Are bounded sequences in $C^{1,\alpha}(B_1)$ precompact in $C^{1,\beta}(B_1)$ for $0<\beta<\alpha<1$?
I.e., if $(u_n)_n\subset C^{1,\alpha}(B_1)$ with $||u_n||_{C^{1,\alpha}(B_1)}\leq C$ then there exists $u\in C^{1,\beta}(B_1)$ and a subsequence $(u_{n_k})_k$ such that $u_{n_k}\to u$ in $C^{1,\beta}(B_1)$.
I know this is the case for $\beta=0$, i.e. in $C^1$. I also saw this in wikipedia, but I cant find a proof or a more reliable source. Thanks!
Yes.
First, it's enough to prove the corresponding result for $\newcommand\L{\text{Lip}}$ $\L_\alpha$ and $\L_\beta$; the result you want then follows by applying this result to $f_n'$.
Say $f_n\in\L_\alpha([0,1])$ and $||f_n||_\alpha\le1$. The sequence $f_n$ is equicontinuous so it has a uniformly convergent subsequence; we make things easier to type by saying WLOG $f_n\to f$ uniformly.
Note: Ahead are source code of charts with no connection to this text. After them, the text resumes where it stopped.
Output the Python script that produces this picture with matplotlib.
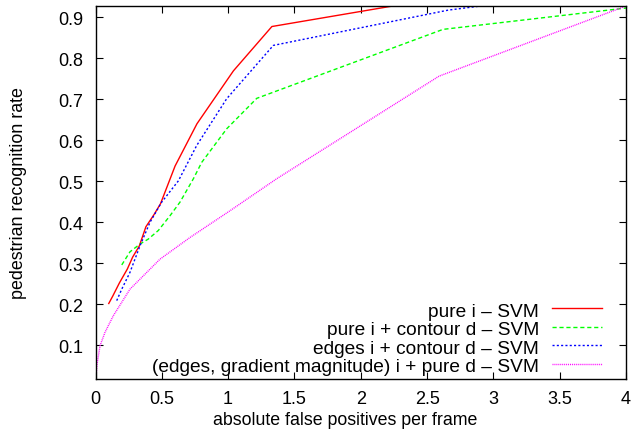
import matplotlib
matplotlib.use("Agg")
import matplotlib.pyplot as plt
from matplotlib.lines import Line2D

plt.rcParams['font.family'] = ['Liberation Sans', 'DejaVu Sans']

labels = [
    "pure i \u2013 SVM",
    "pure i + contour d \u2013 SVM",
    "edges i + contour d \u2013 SVM",
    "(edges, gradient magnitude) i + pure d \u2013 SVM",
]

red_x = [0.10, 0.13, 0.18, 0.24, 0.28, 0.33, 0.38, 0.44, 0.49, 0.60, 0.765, 1.04, 1.33, 2.66, 4.0]
red_y = [0.202, 0.220, 0.252, 0.286, 0.315, 0.342, 0.389, 0.418, 0.445, 0.537, 0.640, 0.769, 0.877, 0.950, 0.975]

green_x = [0.198, 0.26, 0.336, 0.398, 0.474, 0.562, 0.637, 0.738, 0.801, 0.99, 1.216, 2.62, 4.0]
green_y = [0.296, 0.328, 0.347, 0.359, 0.380, 0.416, 0.449, 0.506, 0.546, 0.628, 0.702, 0.870, 0.922]

blue_x = [0.160, 0.198, 0.26, 0.336, 0.411, 0.499, 0.625, 0.763, 0.989, 1.341, 2.66, 4.0]
blue_y = [0.209, 0.237, 0.278, 0.343, 0.400, 0.449, 0.501, 0.587, 0.701, 0.831, 0.917, 0.972]

mag_x = [0.0, 0.01, 0.034, 0.072, 0.134, 0.26, 0.486, 0.713, 1.014, 1.366, 2.59, 4.0]
mag_y = [0.0, 0.05, 0.099, 0.132, 0.172, 0.237, 0.310, 0.363, 0.428, 0.506, 0.756, 0.927]

xticks = [0, 0.5, 1, 1.5, 2, 2.5, 3, 3.5, 4]
xtick_labels = ["0", "0.5", "1", "1.5", "2", "2.5", "3", "3.5", "4"]
yticks = [0.1, 0.2, 0.3, 0.4, 0.5, 0.6, 0.7, 0.8, 0.9]
ytick_labels = ["0.1", "0.2", "0.3", "0.4", "0.5", "0.6", "0.7", "0.8", "0.9"]

colors = ['#ff0000', '#00ff00', '#0000ff', '#ff00ff']
styles = ['-', (0, (3, 2)), (0, (1.5, 1.6)), (0, (0.7, 0.7))]

W, H = 631, 439
fig = plt.figure(figsize=(W / 100, H / 100), dpi=100)
ax = fig.add_axes([95.5 / W, 1 - 380 / H, (626 - 95.5) / W, (380 - 7) / H])

series = [(red_x, red_y), (green_x, green_y), (blue_x, blue_y), (mag_x, mag_y)]
for (xs, ys), c, ls in zip(series, colors, styles):
    ax.plot(xs, ys, color=c, lw=1.0, ls=ls)

ax.set_xlim(0, 4)
ax.set_ylim(0.018, 0.927)
ax.set_xticks(xticks)
ax.set_xticklabels(xtick_labels)
ax.set_yticks(yticks)
ax.set_yticklabels(ytick_labels)
ax.tick_params(direction='in', top=True, right=True, length=5, width=0.8, labelsize=13)
ax.tick_params(axis='x', pad=8)
ax.tick_params(axis='y', pad=9)
for s in ax.spines.values():
    s.set_linewidth(1.0)

ax.set_xlabel("absolute false positives per frame", fontsize=12.8)
ax.xaxis.set_label_coords(0.470, -0.085, transform=ax.transAxes)
ax.xaxis.label.set_va('top')
ax.set_ylabel("pedestrian recognition rate", fontsize=12.9)
ax.yaxis.set_label_coords(-0.145, 0.5, transform=ax.transAxes)
ax.yaxis.label.set_va('center')

# key (gnuplot-style: right-aligned text, sample on the right)
baselines = [317, 335.5, 354, 372.5]
for lab, c, ls, b in zip(labels, colors, styles, baselines):
    fig.text(539 / W, 1 - b / H, lab, ha='right', va='baseline', fontsize=13.8)
    ly = 1 - (b - 8) / H
    fig.add_artist(Line2D([552 / W, 602 / W], [ly, ly], color=c, lw=1.0, ls=ls,
                          transform=fig.transFigure))

fig.savefig("out.png", dpi=100)
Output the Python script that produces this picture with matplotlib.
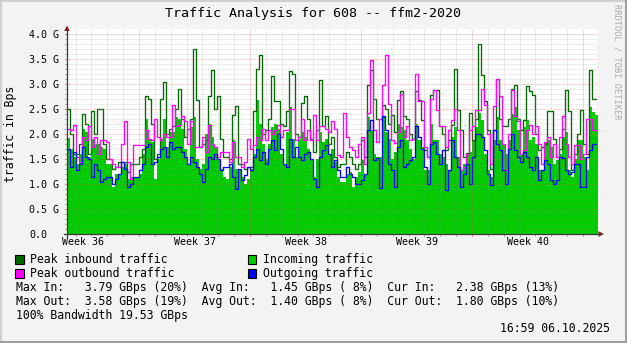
import numpy as np
import matplotlib
matplotlib.use("Agg")
import matplotlib.pyplot as plt
from matplotlib.lines import Line2D
from matplotlib.patches import Polygon, Rectangle

# ---- data (GBps), one value per sample, samples every ~4.5 hours ----
peak_in = [
    2.5, 2.0, 1.6, 1.6, 1.8, 2.4, 2.2, 1.6, 2.45, 2.0, 2.5, 2.5, 1.8, 1.5, 1.5,
    1.3, 1.35, 1.45, 1.45, 1.45, 1.25, 1.4, 1.4, 1.4, 1.55, 1.7, 2.75, 2.7, 2.2,
    1.5, 1.6, 2.7, 3.04, 2.0, 2.1, 2.15, 2.5, 2.9, 2.3, 1.95, 2.1, 2.3, 3.7, 2.68,
    1.75, 1.8, 1.88, 2.75, 3.28, 2.5, 2.75, 1.9, 1.55, 1.55, 1.5, 2.38, 2.55, 1.4,
    1.4, 1.3, 1.35, 1.35, 2.45, 3.3, 3.58, 2.0, 2.08, 2.3, 3.16, 2.65, 2.65, 2.2,
    2.15, 2.45, 3.25, 3.2, 2.0, 1.95, 2.62, 2.75, 2.3, 1.9, 1.65, 2.08, 3.08, 2.15,
    2.35, 1.8,
    1.95, 1.55, 1.35, 1.4, 1.4, 1.65, 1.55, 1.4, 1.3, 1.4, 1.88, 1.55, 2.98, 3.28,
    2.7, 2.3, 2.3, 2.58, 2.5, 2.2, 2.38, 2.05, 2.68, 2.85, 2.35, 2.3, 2.0, 1.9, 2.85,
    2.68, 2.28, 1.68, 1.55, 2.78, 2.88, 2.88, 2.15, 2.0, 1.68, 1.88, 2.18, 3.3, 2.48,
    2.08, 1.55, 1.62, 2.42, 1.88, 2.3, 3.79, 3.18, 2.65, 2.08, 1.3, 2.08, 3.1, 2.3,
    2.15,
    2.15, 2.3, 2.9, 2.98, 2.3, 2.08, 2.28, 2.95, 2.85, 2.78, 2.0, 1.68, 1.75, 1.8,
    2.45, 2.45, 1.9, 1.55, 1.7, 2.1, 2.88, 2.45, 1.28, 1.6, 2.0, 2.48, 1.8, 1.6,
    3.28, 2.7, 2.7,
]
incoming = [
    1.93, 1.7, 1.55, 1.4, 1.6, 2.1, 2.05, 1.55, 1.9, 1.8, 1.8, 1.75, 1.7, 1.4, 1.4,
    0.95, 1.2, 1.2, 1.35, 1.4, 1.1, 1.15, 1.15, 1.15, 1.2, 1.6, 2.3, 1.9, 1.85,
    1.1, 1.5, 1.9, 2.3, 1.75, 2.05, 2.05, 2.35, 2.3, 2.1, 1.7, 1.4, 2.15, 2.35, 1.5,
    1.3, 1.4, 2.0, 2.2, 1.95, 1.75, 1.5, 1.3, 1.15, 1.1, 1.35, 1.88, 1.3, 1.3,
    1.15, 1.0, 1.1, 1.3, 1.6, 2.68, 2.2, 1.8, 1.5, 1.8, 2.15, 2.2, 2.1, 1.6, 1.4,
    2.05, 2.55, 1.9, 1.55, 1.9, 2.05, 1.95, 1.7, 1.5, 1.15, 1.5, 2.05, 1.85, 1.9,
    1.6,
    1.7, 1.45, 1.15, 1.05, 1.05, 1.2, 1.25, 0.95, 1.15, 1.25, 1.48, 1.2, 2.35, 2.08,
    1.6, 1.55, 1.55, 2.35, 2.05, 1.9, 1.5, 1.65, 2.2, 2.15, 2.08, 1.88, 1.7, 1.5, 2.2,
    1.88, 1.75, 1.28, 1.28, 2.2, 1.88, 1.88, 1.6, 1.55, 1.4, 1.28, 1.95, 2.15, 1.55,
    1.28, 1.4, 1.6, 1.65, 1.88, 2.15, 2.42, 2.28, 1.6, 1.28, 1.15, 1.88, 2.35, 1.88,
    1.8,
    1.6, 1.88, 2.4, 2.55, 2.08, 1.6, 2.15, 2.28, 1.88, 1.95, 1.8, 1.28, 1.28, 1.85,
    1.88, 1.75, 1.4, 1.48, 1.6, 1.95, 2.05, 1.28, 1.15, 1.5, 1.88, 1.88, 1.55, 1.28,
    2.55, 2.45, 2.38,
]
peak_out = [
    2.1, 2.08, 2.18, 1.55, 1.45, 1.95, 1.88, 2.15, 1.75, 1.95, 1.6, 1.88, 1.88, 1.85,
    1.5, 1.4, 1.35, 1.35, 1.8, 2.25, 1.45, 1.1, 1.78, 1.78, 1.78, 1.78, 2.08, 1.9, 1.88,
    2.3, 1.95, 1.88, 2.0, 1.95, 1.95, 2.58, 2.15, 2.18, 2.35, 2.25, 1.8, 2.25, 1.75,
    1.75, 1.75, 1.95, 1.65, 2.18, 1.8, 1.75, 1.55, 1.65, 1.65, 1.65, 1.45, 1.85, 1.55,
    1.55,
    1.35, 1.45, 1.9, 1.7, 1.78, 1.95, 1.88, 2.1, 1.88, 2.08, 2.0, 2.08, 2.18, 1.95,
    2.08, 2.08, 2.5, 2.5, 1.88, 1.95, 2.3, 1.88, 2.08, 1.88, 2.38, 1.88, 2.15, 2.15,
    2.1, 2.05,
    2.25, 2.1, 1.58, 1.55, 2.42, 1.95, 1.75, 1.68, 1.55, 1.8, 1.95, 1.4, 2.42, 3.48,
    2.08, 1.85, 2.3, 2.98, 3.58, 2.6, 1.88, 1.82, 2.05, 2.8, 1.95, 2.15, 1.88, 1.9, 3.2,
    2.65, 2.65, 1.75, 1.55, 2.7, 2.88, 2.48, 2.15, 2.15, 1.75, 2.08, 2.28, 2.5, 2.08,
    1.28, 1.35, 1.6, 2.08, 2.15, 2.48, 2.48, 2.9, 2.58, 2.0, 1.4, 2.55, 3.1, 2.75, 1.8,
    1.28, 2.0, 2.88, 2.35, 2.25, 1.6, 1.68, 2.08, 2.18, 2.0, 2.15, 1.8, 1.4, 1.85,
    1.95, 1.55, 1.8, 1.55, 1.95, 2.35, 1.8, 1.55, 1.4, 1.78, 1.78, 1.5, 1.6, 2.3, 2.3,
    2.08, 2.08,
]
outgoing = [
    1.7, 1.35, 1.65, 1.28, 1.4, 1.75, 1.55, 1.5, 1.15, 1.4, 1.28, 1.05, 1.1, 1.15,
    1.15, 1.0, 1.1, 1.2, 1.45, 1.3, 0.95, 1.0, 1.15, 1.15, 1.28, 1.4, 1.75, 1.8, 1.4,
    1.45, 1.55, 1.7, 1.75, 1.55, 1.85, 1.7, 1.75, 1.75, 1.65, 1.55, 1.4, 1.55, 1.45,
    1.35, 1.2, 1.05, 1.3, 1.55, 1.5, 1.6, 1.5, 1.28, 1.35, 1.35, 1.4, 1.15, 0.9, 1.3,
    1.08, 1.18, 1.35, 1.28, 1.55, 1.7, 1.48, 1.65, 1.4, 1.7, 1.88, 1.68, 2.0, 1.7,
    1.4, 1.35, 1.9, 1.55, 1.75, 1.55, 1.48, 1.6, 1.65, 1.5, 1.1, 0.95, 1.55, 1.68,
    1.78, 1.6,
    1.35, 1.48, 1.28, 1.15, 1.15, 1.35, 1.2, 1.15, 1.0, 1.0, 1.08, 1.2, 2.08, 2.28,
    1.48, 1.52, 0.92, 2.35, 2.08, 1.4, 1.28, 0.95, 1.75, 1.88, 1.35, 1.4, 1.48, 1.55,
    2.15,
    1.95, 1.7, 1.35, 1.0, 1.8, 1.85, 1.6, 1.4, 1.68, 0.88, 1.28, 1.88, 1.55, 1.35,
    0.95, 1.2, 1.4, 1.0, 1.55, 2.0, 2.0, 1.95, 1.68, 1.2, 0.98, 2.08, 1.8, 1.68, 1.28,
    1.0, 1.7, 2.0, 1.68, 1.55, 1.45, 1.65, 1.55, 1.35, 1.28, 1.55, 1.08, 1.28, 1.48,
    1.4, 1.08, 1.0, 1.08, 1.55, 1.52, 1.28, 1.2, 1.25, 1.4, 1.4, 0.95, 0.95, 1.55,
    1.68, 1.8, 1.8,
]

week_labels = ["Week 36", "Week 37", "Week 38", "Week 39", "Week 40"]
week_starts = [0, 7, 14, 21, 28]           # days since Mon 1 Sep 2025
y_labels = ["0.0", "0.5 G", "1.0 G", "1.5 G", "2.0 G", "2.5 G", "3.0 G", "3.5 G", "4.0 G"]

t_start = 2.46                              # days since 1 Sep
t_end = 35.88
sample_days = 4.54 / 24.0

# ---- colours (rrdtool style) ----
C_BACK = "#F3F3F3"
C_PEAK_IN = "#006600"
C_IN = "#00CC00"
C_PEAK_OUT = "#FF00FF"
C_OUT = "#0000FF"
C_GRID = "#8F8F8F"
C_MGRID = "#DE5050"
C_AXIS = "#3A3A3A"
C_ARROW = "#7F1F1F"
MONO = "DejaVu Sans Mono"

W, H, DPI = 627, 343, 100
fig = plt.figure(figsize=(W / DPI, H / DPI), dpi=DPI, facecolor=C_BACK)


def P(x, y):
    """pixel position measured from the top-left corner -> figure fraction"""
    return x / W, 1 - y / H


# plot canvas: x 67..597 px, value 0 at y=234, 1 G = 50 px
x0, y0 = 67, 234
ax = fig.add_axes([x0 / W, 1 - y0 / H, (597 - x0) / W, 205 / H])
ax.set_facecolor("white")
ax.set_xlim(t_start, t_end)
ax.set_ylim(0, 4.1)
for s in ax.spines.values():
    s.set_visible(False)

n = len(incoming)
t = t_start + np.arange(n + 1) * sample_days


def ext(v):
    v = np.asarray(v, dtype=float)
    return np.append(v, v[-1])


ax.fill_between(t, 0, ext(incoming), step="post", color=C_IN, lw=0, zorder=2)
ax.step(t, ext(peak_in), where="post", color=C_PEAK_IN, lw=0.95, zorder=3)
ax.step(t, ext(peak_out), where="post", color=C_PEAK_OUT, lw=0.95, zorder=4)
ax.step(t, ext(outgoing), where="post", color=C_OUT, lw=0.95, zorder=5)

# grid (drawn over the graph, semi-transparent dotted lines)
dots = (0, (1, 1))
for k in range(1, 41):
    v = k / 10
    if k % 5 == 0:
        ax.axhline(v, color=C_MGRID, alpha=0.45, lw=0.72, ls=dots, zorder=6)
    else:
        ax.axhline(v, color=C_GRID, alpha=0.3, lw=0.72, ls=dots, zorder=6)
for d in range(3, 36):
    if d % 7 == 0:
        ax.axvline(d, color=C_MGRID, alpha=0.45, lw=0.72, ls=dots, zorder=6)
    else:
        ax.axvline(d, color=C_GRID, alpha=0.3, lw=0.72, ls=dots, zorder=6)

# tick labels
ax.set_yticks(np.arange(0, 4.01, 0.5))
ax.set_yticklabels(y_labels, fontfamily=MONO, fontsize=7.2, ha="left")
ax.tick_params(axis="y", length=0, pad=27.2)
ax.set_xticks([ws + 3.5 for ws in week_starts])
ax.set_xticklabels(week_labels, fontfamily=MONO, fontsize=7.2)
ax.tick_params(axis="x", length=0, pad=2.2)

# small axis ticks
for d in range(3, 36):
    col = C_MGRID if d % 7 == 0 else C_GRID
    ax.plot([d, d], [0, -0.04], color=col, lw=0.7, alpha=0.7, clip_on=False, zorder=7)
for k in range(0, 41):
    col = C_MGRID if k % 5 == 0 else C_GRID
    ax.plot([t_start - 0.12, t_start], [k / 10, k / 10], color=col, lw=0.7,
            alpha=0.7, clip_on=False, zorder=7)

# axes with arrows
fig.add_artist(Line2D(*zip(P(67, 236), P(67, 30)), transform=fig.transFigure,
                      color=C_AXIS, lw=0.9))
fig.add_artist(Line2D(*zip(P(64, 234), P(599, 234)), transform=fig.transFigure,
                      color=C_AXIS, lw=0.9))
fig.add_artist(Polygon([P(64.2, 31), P(69.8, 31), P(67, 25.5)], closed=True,
                       transform=fig.transFigure, color=C_ARROW, lw=0))
fig.add_artist(Polygon([P(598.5, 231.2), P(598.5, 236.8), P(604, 234)], closed=True,
                       transform=fig.transFigure, color=C_ARROW, lw=0))

# title, axis label, watermark
fig.text(*P(313, 13), "Traffic Analysis for 608 -- ffm2-2020", fontfamily=MONO,
         fontsize=9.6, ha="center", va="center")
fig.text(*P(11, 134), "traffic in Bps", fontfamily=MONO, fontsize=8.3,
         rotation=90, ha="center", va="center")
fig.text(*P(617, 62), "RRDTOOL / TOBI OETIKER", fontfamily=MONO, fontsize=6.2,
         rotation=270, ha="center", va="center", color="#ABABAB")

# legend
legend_items = [
    (15.5, 259.5, C_PEAK_IN, "Peak inbound traffic", 30),
    (248, 259.5, C_IN, "Incoming traffic", 263),
    (15.5, 273.5, C_PEAK_OUT, "Peak outbound traffic", 30),
    (248, 273.5, C_OUT, "Outgoing traffic", 263),
]
for bx, by, col, label, tx in legend_items:
    fx, fy = P(bx, by + 4.5)
    fig.add_artist(Rectangle((fx, fy), 8.5 / W, 9 / H, transform=fig.transFigure,
                             facecolor=col, edgecolor="black", lw=0.8))
    fig.text(*P(tx, by), label, fontfamily=MONO, fontsize=8.3, ha="left", va="center")

stats = [
    "Max In:   3.79 GBps (20%)  Avg In:   1.45 GBps ( 8%)  Cur In:   2.38 GBps (13%)",
    "Max Out:  3.58 GBps (19%)  Avg Out:  1.40 GBps ( 8%)  Cur Out:  1.80 GBps (10%)",
    "100% Bandwidth 19.53 GBps",
]
for i, line in enumerate(stats):
    fig.text(*P(16, 287 + 14 * i), line, fontfamily=MONO, fontsize=8.3,
             ha="left", va="center")
fig.text(*P(610, 328), "16:59 06.10.2025", fontfamily=MONO, fontsize=8.3,
         ha="right", va="center")

# frame around the image
fig.add_artist(Line2D([0, 1], [1 - 1 / H, 1 - 1 / H], transform=fig.transFigure,
                      color="#CFCFCF", lw=1.5))
fig.add_artist(Line2D([1 / W, 1 / W], [0, 1], transform=fig.transFigure,
                      color="#CFCFCF", lw=1.5))
fig.add_artist(Line2D([0, 1], [1.5 / H, 1.5 / H], transform=fig.transFigure,
                      color="#9E9E9E", lw=2.2))
fig.add_artist(Line2D([1 - 1.5 / W, 1 - 1.5 / W], [0, 1], transform=fig.transFigure,
                      color="#9E9E9E", lw=2.2))

fig.savefig("out.png", dpi=DPI, facecolor=C_BACK)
It's clear that $||f||_\alpha\le1$, so $||g_n||_\alpha\le2$ if we set $g_n=f_n-f$.
Let $\epsilon\in(0,1)$, and choose $N$ so $$|g_n(t)|\le\epsilon\quad(n>N).$$Suppose $n>N$ and $h>0$. $\newcommand\f[3]{\left|\frac{#1-#2}{#3}\right|}$ If $h<\epsilon$ then $$\f{g_n(t+h)}{g_n(t)}{h^\beta}=h^{\alpha-\beta}\f{g_n(t+h)}{g_n(t)}{h^\alpha}\le||g_n||_\alpha\epsilon^{\alpha-\beta}\le 2\epsilon^{\alpha-\beta}.$$Otoh if $h\ge\epsilon$ then $$\f{g_n(t+h)}{g_n(t)}{h^\beta}\le 2\epsilon^{1-\beta}<2\epsilon^{\alpha-\beta}.$$So $$||g_n||_\beta\le 2\epsilon^{\alpha-\beta}\quad(n>N),$$which says $$||g_n||_\beta\to0,$$since $\alpha-\beta>0$.